Here's what the Finnish rock band Humanwires had to say of the experiment, split into two videos, one for each song/technique:

When your band consists of two soon-to-be engineers and one wannabe-engineer experimentation with technology is inevitable.

We wanted to know how well the Nokia 808 Pureview can handle loud sounds in a not-so-friendly sound environment (also known as a garage), so we took one of our songs and recorded every instrument individually with the phone and compiled the audio tracks together. The result is yours to listen. The only processing we did to the audio tracks was compression and a low cut EQ to the vocal track which means that what you are hearing is pretty much as it was recorded by the phone.

We also put a short clip of the studio version of this song about half way through the video so you can hear what the original piece sounds like. It is, of course, quite a bit clearer since it was recorded in a controlled environment with professional studio gear.

All in all we think the result is pretty good considering the fact that it is recorded with a phone. Our curious minds would like to know what kind of results one could achieve in a professional studio environment with this thing. Maybe there is some brave studio engineer up for the task...

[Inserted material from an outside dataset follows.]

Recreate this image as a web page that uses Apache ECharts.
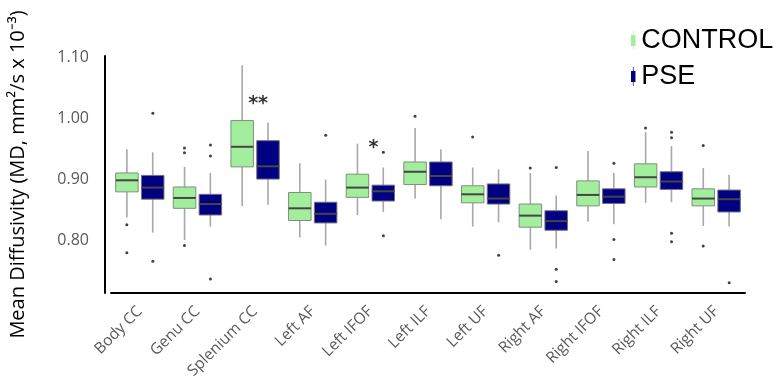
<!DOCTYPE html>
<html>
<head>
<meta charset="utf-8">
<script src="https://cdn.jsdelivr.net/npm/echarts@6/dist/echarts.min.js"></script>
<style>
  html, body { margin: 0; padding: 0; background: #fff; }
</style>
</head>
<body>
<div id="main" style="width: 780px;height:388px;"></div>
<script>
// tracts on the x axis
const categories = ['Body CC', 'Genu CC', 'Splenium CC', 'Left AF', 'Left IFOF', 'Left ILF',
  'Left UF', 'Right AF', 'Right IFOF', 'Right ILF', 'Right UF']

// [low whisker, Q1, median, Q3, high whisker]
const controlStats = [
  [0.837, 0.879, 0.898, 0.910, 0.949],
  [0.800, 0.852, 0.869, 0.887, 0.920],
  [0.856, 0.920, 0.953, 0.996, 1.087],
  [0.804, 0.832, 0.852, 0.878, 0.926],
  [0.841, 0.870, 0.886, 0.908, 0.958],
  [0.868, 0.891, 0.912, 0.928, 0.984],
  [0.822, 0.861, 0.875, 0.889, 0.919],
  [0.784, 0.821, 0.840, 0.859, 0.910],
  [0.830, 0.856, 0.874, 0.897, 0.946],
  [0.861, 0.887, 0.903, 0.925, 0.977],
  [0.823, 0.856, 0.868, 0.884, 0.918]
]
const pseStats = [
  [0.812, 0.867, 0.886, 0.906, 0.944],
  [0.822, 0.841, 0.859, 0.875, 0.910],
  [0.858, 0.900, 0.921, 0.963, 0.993],
  [0.791, 0.828, 0.843, 0.862, 0.899],
  [0.846, 0.864, 0.880, 0.890, 0.919],
  [0.834, 0.889, 0.905, 0.928, 0.949],
  [0.829, 0.859, 0.868, 0.892, 0.916],
  [0.786, 0.816, 0.831, 0.848, 0.873],
  [0.826, 0.860, 0.871, 0.884, 0.910],
  [0.862, 0.883, 0.896, 0.912, 0.954],
  [0.822, 0.846, 0.867, 0.882, 0.907]
]

// outliers: [category index, value]
const controlOutliers = [
  [0, 0.825], [0, 0.779], [1, 0.951], [1, 0.943], [1, 0.791],
  [5, 1.003], [6, 0.969], [7, 0.918], [9, 0.984], [10, 0.955], [10, 0.790]
]
const pseOutliers = [
  [0, 1.008], [0, 0.765], [1, 0.956], [1, 0.938], [1, 0.736],
  [3, 0.972], [4, 0.944], [4, 0.807], [6, 0.775],
  [7, 0.919], [7, 0.752], [7, 0.732], [8, 0.926], [8, 0.801], [8, 0.768],
  [9, 0.977], [9, 0.968], [9, 0.811], [9, 0.797], [10, 0.730]
]

// significance markers
const sigMarks = [
  { pos: [2, 1.023], text: '**' },
  { pos: [4, 0.951], text: '*' }
]

const yTicks = [0.8, 0.9, 1.0, 1.1]

const green = '#a3ee9d'
const navy = '#000080'

function boxRenderer (shift, fill, border) {
  return function (params, api) {
    const ci = api.value(0)
    const band = api.size([1, 0])[0]
    const w = band * 0.39
    const off = band * shift
    const pLow = api.coord([ci, api.value(1)])
    const pQ1 = api.coord([ci, api.value(2)])
    const pMed = api.coord([ci, api.value(3)])
    const pQ3 = api.coord([ci, api.value(4)])
    const pHigh = api.coord([ci, api.value(5)])
    const cx = pMed[0] + off
    const whisker = { stroke: '#a8a8a8', lineWidth: 1.6 }
    return {
      type: 'group',
      children: [
        { type: 'line', shape: { x1: cx, y1: pHigh[1], x2: cx, y2: pQ3[1] }, style: whisker },
        { type: 'line', shape: { x1: cx, y1: pQ1[1], x2: cx, y2: pLow[1] }, style: whisker },
        {
          type: 'rect',
          shape: { x: cx - w / 2, y: pQ3[1], width: w, height: pQ1[1] - pQ3[1] },
          style: { fill: fill, stroke: border, lineWidth: 1 }
        },
        {
          type: 'line',
          shape: { x1: cx - w / 2, y1: pMed[1], x2: cx + w / 2, y2: pMed[1] },
          style: { stroke: '#454545', lineWidth: 2 }
        }
      ]
    }
  }
}

const legendIcon = 'path://M1.7,0h0.6v3.5h-0.6z M0,3.5h4v10h-4z M1.7,13.5h0.6v3.5h-0.6z'

var myChart = echarts.init(document.getElementById('main'))

var option = {
  backgroundColor: '#fff',
  animation: false,
  legend: {
    data: ['CONTROL', 'PSE'],
    orient: 'vertical',
    left: 626,
    top: 22,
    itemGap: 9,
    itemWidth: 6,
    itemHeight: 19,
    icon: legendIcon,
    textStyle: { fontFamily: 'Liberation Sans', fontSize: 27, color: '#000' }
  },
  grid: {
    left: 107,
    right: 35,
    top: 56,
    bottom: 95
  },
  xAxis: {
    type: 'category',
    data: categories,
    axisLine: { show: true, lineStyle: { color: '#000', width: 2 } },
    axisTick: { show: false },
    axisLabel: {
      rotate: 45,
      margin: 16,
      interval: 0,
      color: '#595959',
      fontFamily: 'Open Sans',
      fontSize: 15.5
    }
  },
  yAxis: {
    type: 'value',
    min: 0.713,
    max: 1.102,
    offset: 6,
    name: 'Mean Diffusivity (MD, mm\u00b2/s x 10\u207b\u00b3)',
    nameLocation: 'middle',
    nameGap: 77,
    nameTextStyle: { fontFamily: 'Open Sans', fontSize: 20, color: '#000' },
    splitLine: { show: false },
    axisLine: { show: true, lineStyle: { color: '#000', width: 2 } },
    axisTick: { show: false },
    axisLabel: {
      customValues: yTicks,
      formatter: function (v) { return v.toFixed(2) },
      margin: 16,
      color: '#595959',
      fontFamily: 'Open Sans',
      fontSize: 16
    }
  },
  series: [
    {
      name: 'CONTROL',
      type: 'custom',
      itemStyle: { color: green },
      renderItem: boxRenderer(-0.224, green, '#7d8f7d'),
      encode: { x: 0, y: [1, 2, 3, 4, 5] },
      data: controlStats.map(function (s, i) { return [i].concat(s) })
    },
    {
      name: 'PSE',
      type: 'custom',
      itemStyle: { color: navy },
      renderItem: boxRenderer(0.224, navy, '#707080'),
      encode: { x: 0, y: [1, 2, 3, 4, 5] },
      data: pseStats.map(function (s, i) { return [i].concat(s) })
    },
    {
      name: 'CONTROL outliers',
      type: 'scatter',
      symbolSize: 3,
      symbolOffset: [-13, 0],
      itemStyle: { color: '#111' },
      data: controlOutliers
    },
    {
      name: 'PSE outliers',
      type: 'scatter',
      symbolSize: 3,
      symbolOffset: [13, 0],
      itemStyle: { color: '#111' },
      data: pseOutliers
    },
    {
      name: 'significance',
      type: 'scatter',
      symbolSize: 0,
      label: {
        show: true,
        position: 'inside',
        offset: [3, 0],
        formatter: function (p) { return sigMarks[p.dataIndex].text },
        fontFamily: 'DejaVu Sans',
        fontSize: 19,
        fontWeight: 'bold',
        color: '#000'
      },
      data: sigMarks.map(function (m) { return m.pos })
    }
  ]
}

myChart.setOption(option)
</script>
</body>
</html>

Humanwires say of the second video:

We also wanted to find out how well the Nokia 808 performs when the whole band is playing. This is, of course, a bit more challenging situation since there is a lot more happening and everything is recorded to the same audio track.

We think the phone handled all the sounds pretty well. We didn't hear any distortion in the original audio track and all the instruments can be distinguished from each other (although the drums dominate a bit but that's not the phone's fault). Compression was added to the audio track afterwards but nothing else.

Comments welcome. With the three guys all being recording engineers, it was perhaps inevitable that they'd tinker slightly with the audio (couldn't help themselves, etc.) - it would have been interesting to have had just the raw 808-shot video/audio combination.

Wish I'd had the 808 PureView around when I was in Shed Music...(!)